## Begin DATA
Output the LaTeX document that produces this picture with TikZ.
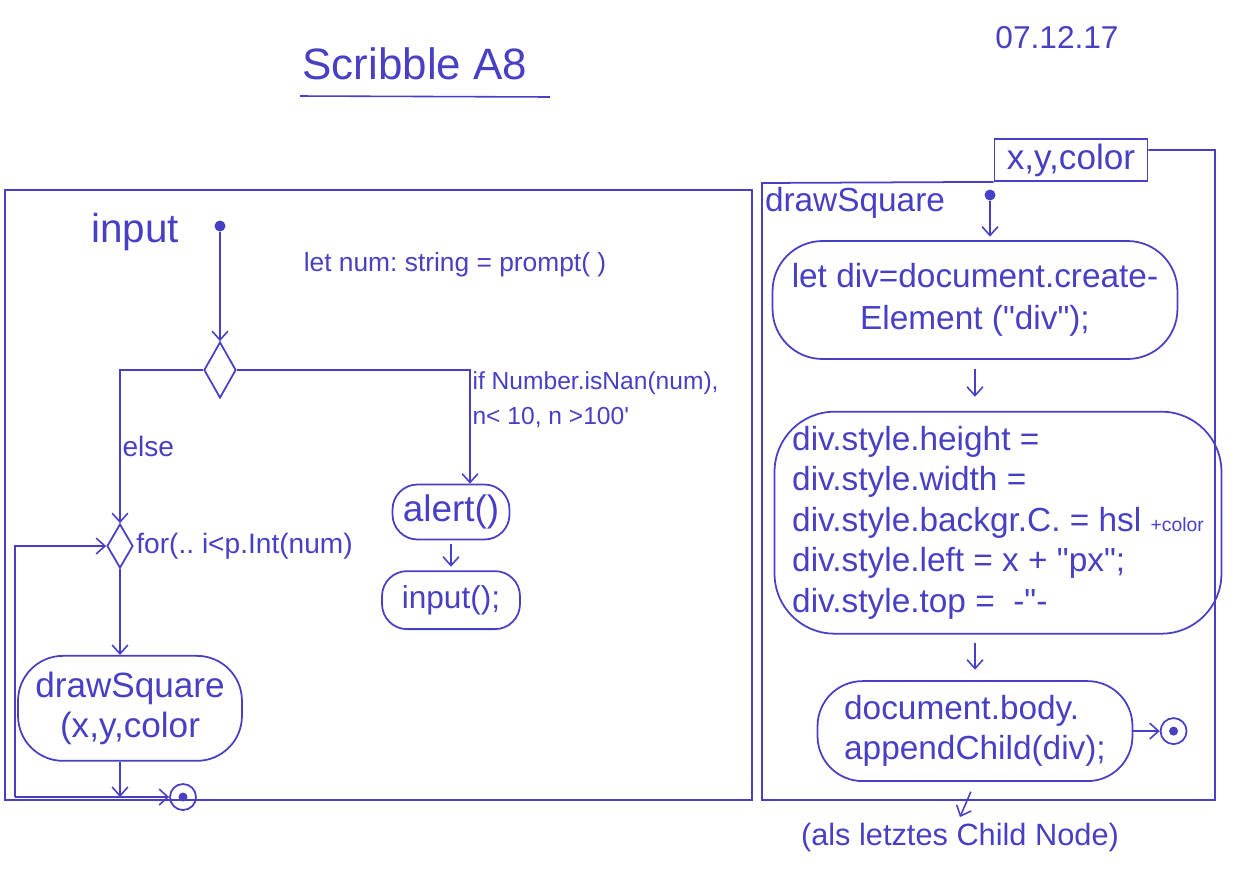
\documentclass[tikz,border=0pt]{standalone}
\usepackage{fontspec}
\setmainfont{Liberation Sans}[Ligatures=TeXOff]
\usepackage{tikz}
\usetikzlibrary{arrows.meta, positioning, shapes.geometric}
\definecolor{ink}{RGB}{72,64,196}
\frenchspacing

\begin{document}
\begin{tikzpicture}[
    x=0.02cm, y=-0.02cm, >={Straight Barb[length=5pt,width=9pt]},
    color=ink, line width=0.9pt, font=\fontsize{19}{23}\selectfont,
    act/.style={rectangle, rounded corners=0.5cm, draw, line width=1pt, align=center, inner sep=2pt},
    dec/.style={diamond, draw, line width=1pt, inner sep=0pt, minimum width=0.64cm, minimum height=1.12cm},
    ini/.style={circle, fill, inner sep=0pt, minimum size=0.22cm},
    fin/.style={circle, draw, line width=1pt, inner sep=0pt, minimum size=0.52cm,
      path picture={\fill (path picture bounding box.center) circle (0.09cm);}},
    ar/.style={->, line width=0.9pt},
    lbl/.style={font=\fontsize{14}{20}\selectfont, align=left, inner sep=1pt}]
  \useasboundingbox (0,0) rectangle (1234,887);
  \node (ttl) at (415,64) {\fontsize{25}{30}\selectfont Scribble A8};
  \draw (300,96) -- (550,97);
  \node (dat) at (1057,38) {\fontsize{18}{22}\selectfont 07.12.17};
  \draw[line width=1pt] (5,190) rectangle (752,800);
  \node[font=\fontsize{23}{28}\selectfont] (inl) at (135,232) {input};
  \node[ini] (s1) at (220,226) {};
  \node[lbl, font=\fontsize{15}{18}\selectfont] (num) at (455,265) {let num: string = prompt( )};
  \node[dec] (d1) at (220,370) {};
  \node[dec, minimum width=0.52cm, minimum height=0.88cm] (d2) at (120,546) {};
  \node[lbl, anchor=west, font=\fontsize{16}{20}\selectfont] (frl) at (d2.east) {for(.. i<p.Int(num)};
  \node[act, minimum width=2.34cm, minimum height=1.1cm, font=\fontsize{21}{25}\selectfont] (alrt) at (451,512) {alert()};
  \node[act, below=17pt of alrt, minimum width=2.76cm, minimum height=1.16cm, font=\fontsize{18}{22}\selectfont] (inp) {input();};
  \node[act, below=49pt of d2, xshift=0.2cm, minimum width=4.48cm, minimum height=2.1cm, rounded corners=0.9cm,
    font=\fontsize{20}{23}\selectfont] (dsq) {drawSquare\\(x,y,color};
  \node[fin] (f1) at (183,797) {};
  \coordinate (lp) at (15,797);
  \coordinate (mg) at (120,797);
  \draw[ar] (s1) -- (d1);
  \draw[ar] (d1.west) -| node[pos=0.75, right, lbl, font=\fontsize{16}{20}\selectfont] {else} (d2.north);
  \draw[ar] (d1.east) -| node[pos=0.63, right, lbl] {if Number.isNan(num),\\n< 10, n >100'} ([xshift=0.38cm]alrt.north);
  \draw[ar, shorten <=2pt, shorten >=2pt] (alrt.south) -- (inp.north);
  \draw[ar] (d2.south) -- (d2.south |- dsq.north);
  \draw[ar] (dsq.south -| d2) -- (mg);
  \draw[ar] (lp) -- (f1);
  \draw[ar] (lp) |- (d2.west);

  \node[draw, line width=1pt, minimum width=3.06cm, minimum height=0.84cm, inner sep=1pt,
    font=\fontsize{20}{24}\selectfont] (prm) at (1071,160) {x,y,color};
  \coordinate (tr) at (1215,150);
  \draw[line width=1pt] (prm.south west) -- (762,183) -- (762,800) -- (1215,800) -- (tr) -- (prm.east |- tr);
  \node (dsl) at (855,203) {drawSquare};
  \node[ini] (s2) at (990,195) {};
  \node[act, minimum width=8.1cm, minimum height=2.36cm, rounded corners=1cm, font=\fontsize{19}{24}\selectfont]
    (crt) at (975,300) {let div=document.create-\\Element ("div");};
  \node[act, below=29pt of crt, xshift=0.46cm, minimum width=8.94cm, minimum height=4.44cm, rounded corners=1.2cm,
    align=left] (sty) {div.style.height =\\div.style.width =\\div.style.backgr.C. = hsl {\fontsize{11}{11}\selectfont +color}\\div.style.left = x + "px";\\div.style.top = \ -"-};
  \node[act, below=26pt of sty, xshift=-0.46cm, minimum width=6.3cm, minimum height=2cm, rounded corners=0.9cm,
    align=left] (app) {document.body.\\appendChild(div);};
  \node[fin, right=15pt of app] (f2) {};
  \node[font=\fontsize{17.5}{21}\selectfont] (note) at (960,838) {(als letztes Child Node)};
  \draw[ar, shorten >=2pt] (s2) -- (s2 |- crt.north);
  \draw[ar, shorten <=5pt, shorten >=8pt] (crt.south) -- (crt.south |- sty.north);
  \draw[ar, shorten <=5pt, shorten >=6pt] (app.north |- sty.south) -- (app.north);
  \draw[ar] (app) -- (f2);
  \draw[ar, shorten <=6pt] (app.south) -- (note.north);
\end{tikzpicture}
\end{document}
## End DATA
THE REQUEST: Omit the pictures, and quote the material above exactly as given.

EXERCISE RESPONSE:
Output the LaTeX document that produces this picture with TikZ.
\documentclass[tikz,border=0pt]{standalone}
\usepackage{fontspec}
\setmainfont{Liberation Sans}[Ligatures=TeXOff]
\usepackage{tikz}
\usetikzlibrary{arrows.meta, positioning, shapes.geometric}
\definecolor{ink}{RGB}{72,64,196}
\frenchspacing

\begin{document}
\begin{tikzpicture}[
    x=0.02cm, y=-0.02cm, >={Straight Barb[length=5pt,width=9pt]},
    color=ink, line width=0.9pt, font=\fontsize{19}{23}\selectfont,
    act/.style={rectangle, rounded corners=0.5cm, draw, line width=1pt, align=center, inner sep=2pt},
    dec/.style={diamond, draw, line width=1pt, inner sep=0pt, minimum width=0.64cm, minimum height=1.12cm},
    ini/.style={circle, fill, inner sep=0pt, minimum size=0.22cm},
    fin/.style={circle, draw, line width=1pt, inner sep=0pt, minimum size=0.52cm,
      path picture={\fill (path picture bounding box.center) circle (0.09cm);}},
    ar/.style={->, line width=0.9pt},
    lbl/.style={font=\fontsize{14}{20}\selectfont, align=left, inner sep=1pt}]
  \useasboundingbox (0,0) rectangle (1234,887);
  \node (ttl) at (415,64) {\fontsize{25}{30}\selectfont Scribble A8};
  \draw (300,96) -- (550,97);
  \node (dat) at (1057,38) {\fontsize{18}{22}\selectfont 07.12.17};
  \draw[line width=1pt] (5,190) rectangle (752,800);
  \node[font=\fontsize{23}{28}\selectfont] (inl) at (135,232) {input};
  \node[ini] (s1) at (220,226) {};
  \node[lbl, font=\fontsize{15}{18}\selectfont] (num) at (455,265) {let num: string = prompt( )};
  \node[dec] (d1) at (220,370) {};
  \node[dec, minimum width=0.52cm, minimum height=0.88cm] (d2) at (120,546) {};
  \node[lbl, anchor=west, font=\fontsize{16}{20}\selectfont] (frl) at (d2.east) {for(.. i<p.Int(num)};
  \node[act, minimum width=2.34cm, minimum height=1.1cm, font=\fontsize{21}{25}\selectfont] (alrt) at (451,512) {alert()};
  \node[act, below=17pt of alrt, minimum width=2.76cm, minimum height=1.16cm, font=\fontsize{18}{22}\selectfont] (inp) {input();};
  \node[act, below=49pt of d2, xshift=0.2cm, minimum width=4.48cm, minimum height=2.1cm, rounded corners=0.9cm,
    font=\fontsize{20}{23}\selectfont] (dsq) {drawSquare\\(x,y,color};
  \node[fin] (f1) at (183,797) {};
  \coordinate (lp) at (15,797);
  \coordinate (mg) at (120,797);
  \draw[ar] (s1) -- (d1);
  \draw[ar] (d1.west) -| node[pos=0.75, right, lbl, font=\fontsize{16}{20}\selectfont] {else} (d2.north);
  \draw[ar] (d1.east) -| node[pos=0.63, right, lbl] {if Number.isNan(num),\\n< 10, n >100'} ([xshift=0.38cm]alrt.north);
  \draw[ar, shorten <=2pt, shorten >=2pt] (alrt.south) -- (inp.north);
  \draw[ar] (d2.south) -- (d2.south |- dsq.north);
  \draw[ar] (dsq.south -| d2) -- (mg);
  \draw[ar] (lp) -- (f1);
  \draw[ar] (lp) |- (d2.west);

  \node[draw, line width=1pt, minimum width=3.06cm, minimum height=0.84cm, inner sep=1pt,
    font=\fontsize{20}{24}\selectfont] (prm) at (1071,160) {x,y,color};
  \coordinate (tr) at (1215,150);
  \draw[line width=1pt] (prm.south west) -- (762,183) -- (762,800) -- (1215,800) -- (tr) -- (prm.east |- tr);
  \node (dsl) at (855,203) {drawSquare};
  \node[ini] (s2) at (990,195) {};
  \node[act, minimum width=8.1cm, minimum height=2.36cm, rounded corners=1cm, font=\fontsize{19}{24}\selectfont]
    (crt) at (975,300) {let div=document.create-\\Element ("div");};
  \node[act, below=29pt of crt, xshift=0.46cm, minimum width=8.94cm, minimum height=4.44cm, rounded corners=1.2cm,
    align=left] (sty) {div.style.height =\\div.style.width =\\div.style.backgr.C. = hsl {\fontsize{11}{11}\selectfont +color}\\div.style.left = x + "px";\\div.style.top = \ -"-};
  \node[act, below=26pt of sty, xshift=-0.46cm, minimum width=6.3cm, minimum height=2cm, rounded corners=0.9cm,
    align=left] (app) {document.body.\\appendChild(div);};
  \node[fin, right=15pt of app] (f2) {};
  \node[font=\fontsize{17.5}{21}\selectfont] (note) at (960,838) {(als letztes Child Node)};
  \draw[ar, shorten >=2pt] (s2) -- (s2 |- crt.north);
  \draw[ar, shorten <=5pt, shorten >=8pt] (crt.south) -- (crt.south |- sty.north);
  \draw[ar, shorten <=5pt, shorten >=6pt] (app.north |- sty.south) -- (app.north);
  \draw[ar] (app) -- (f2);
  \draw[ar, shorten <=6pt] (app.south) -- (note.north);
\end{tikzpicture}
\end{document}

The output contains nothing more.